Defense Analyst Pleads Guilty to Spying for Cuba
By Neely Tucker
Washington Post Staff Writer
The Defense Intelligence Agency's senior analyst for Cuban issues pleaded
guilty yesterday in U.S. District Court in Washington to being a spy for
Fidel Castro's
government, admitting that for 16 years she used her highly classified
position to steal top-secret information and pass it along to a nation
the State Department lists as
supporting international terrorism.
Working with shortwave radios, encrypted transmissions and a pay phone
outside the National Zoo, Ana Belen Montes gave the Cuban government the
names of
four U.S. "covert intelligence officers" working in Cuba. She also
told Cuban officials about a "special access program related to the national
defense of the United
States" and disclosed that the U.S. government had tracked down the
location of various Cuban military installations, federal prosecutors said
yesterday.
Montes, 45, apparently was motivated not by money -- her defense attorney
and federal prosecutors said yesterday she worked for no more than "nominal"
expense
reimbursements -- but by her moral outrage at U.S. policy toward the
impoverished island nation.
"She engaged in these activities because of her belief that U.S. policy
does not afford Cubans respect, tolerance and understanding," said Plato
Cacheris, her
attorney. "She was motivated by her desire to help the Cuban people
and did not receive any compensation."
Montes pleaded guilty yesterday to one count of conspiracy to commit
espionage, a crime that could carry the death penalty. But federal prosecutors
agreed to a
25-year term if she tells the FBI and other investigators all the details
she knows about Cuban intelligence activities, according to the plea agreement.
Judge Ricardo M. Urbina set a September sentencing date, meaning Montes has six months to be debriefed by investigators.
That debriefing may prove to be a cache of counterintelligence information,
as the indictment revealed yesterday said that Montes spied for the Cuban
government at
least from the time she joined the DIA in 1985 until her arrest Sept.
21 last year.
"Montes used her position as an intelligence officer and, subsequently,
a senior intelligence analyst . . . to gather writings, documents, materials
and information,
classified for reasons of national security, for unlawful communication,
delivery and transmission to the government of Cuba," said Ronald Walutes,
the assistant U.S.
attorney prosecuting the case, reading from the indictment.
"Those statements are true and accurate," Montes said when Urbina asked her whether the charges were correct.
Luis M. Fernandez, spokesman for the Cuban diplomatic mission in Washington, declined to comment.
Montes, a U.S. citizen of Puerto Rican descent, was a well-known if
quiet figure in Washington's Cuba-watching community. She was a fixture
at Georgetown
University's Caribbean Project, an unofficial study group composed
of academics, policy analysts and activists with an interest in Cuba.

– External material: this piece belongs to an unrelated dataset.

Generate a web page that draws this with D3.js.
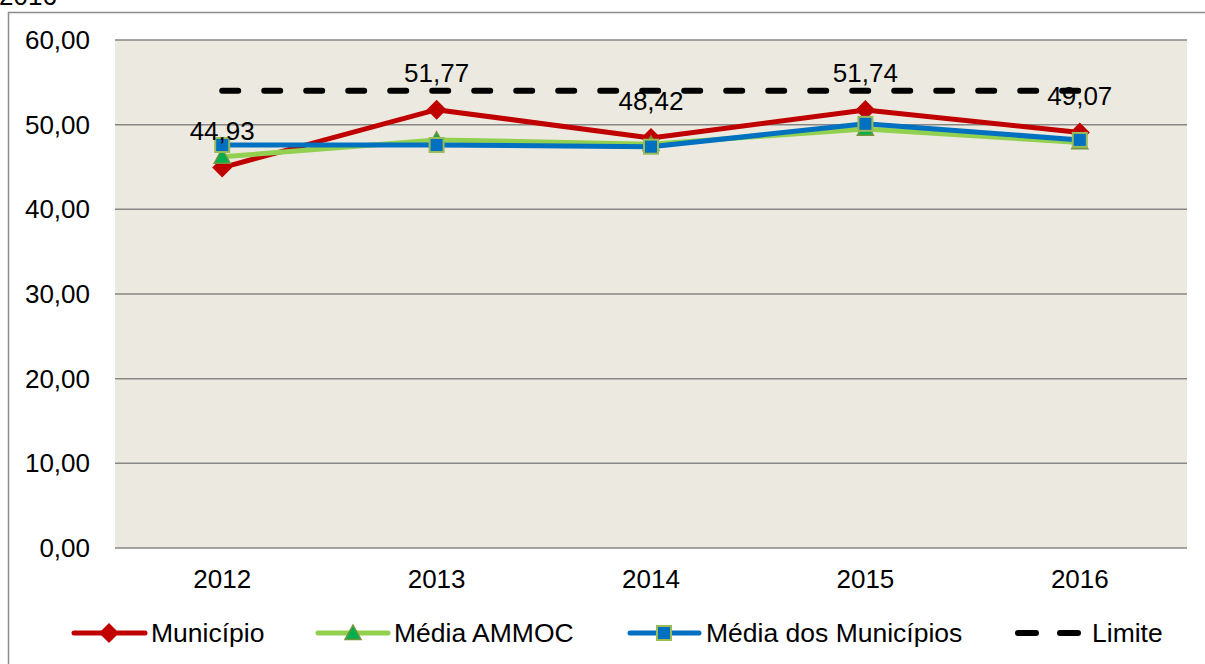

"I don't think I ever heard her voice an opinion" about U.S. policy,
said Wayne Smith, a study group member who is a former chief of the U.S.
interests section in
Havana. "During coffee breaks, when everyone else would stand up and
talk, she usually stayed at her desk."
It was unclear yesterday how much damage was done by Montes' spying.
The four agents she identified to the Cuban government are "alive and
safe," according to U.S. Attorney Roscoe C. Howard Jr. Government officers
who attended
yesterday's hearing declined to say if they knew whether Cuba passed
along the information to hostile countries or organizations.
Montes has a master's degree from the Johns Hopkins University School
of Advanced International Studies. She moved from the Justice Department
to the DIA, the
7,000-member U.S. agency that produces military intelligence about
foreign countries, in 1985. She lived alone in an apartment in the 3000
block of Macomb Street
NW, worked at Bolling Air Force Base and went undetected until the
fall of 2000.
Acting on classified information, FBI agents began tracking her movements. They obtained court permission to enter her apartment and copy computer data.
Agents found that Montes communicated with Cuba by high-frequency, encrypted
transmissions that she picked up on a shortwave radio. She sent information
back
by using pay phones in Northwest Washington and Bethesda to transmit
similar encoded information to an electronic pager number.
"This was a classic case of espionage and counterespionage," said Van A. Harp, head of the FBI's Washington field office.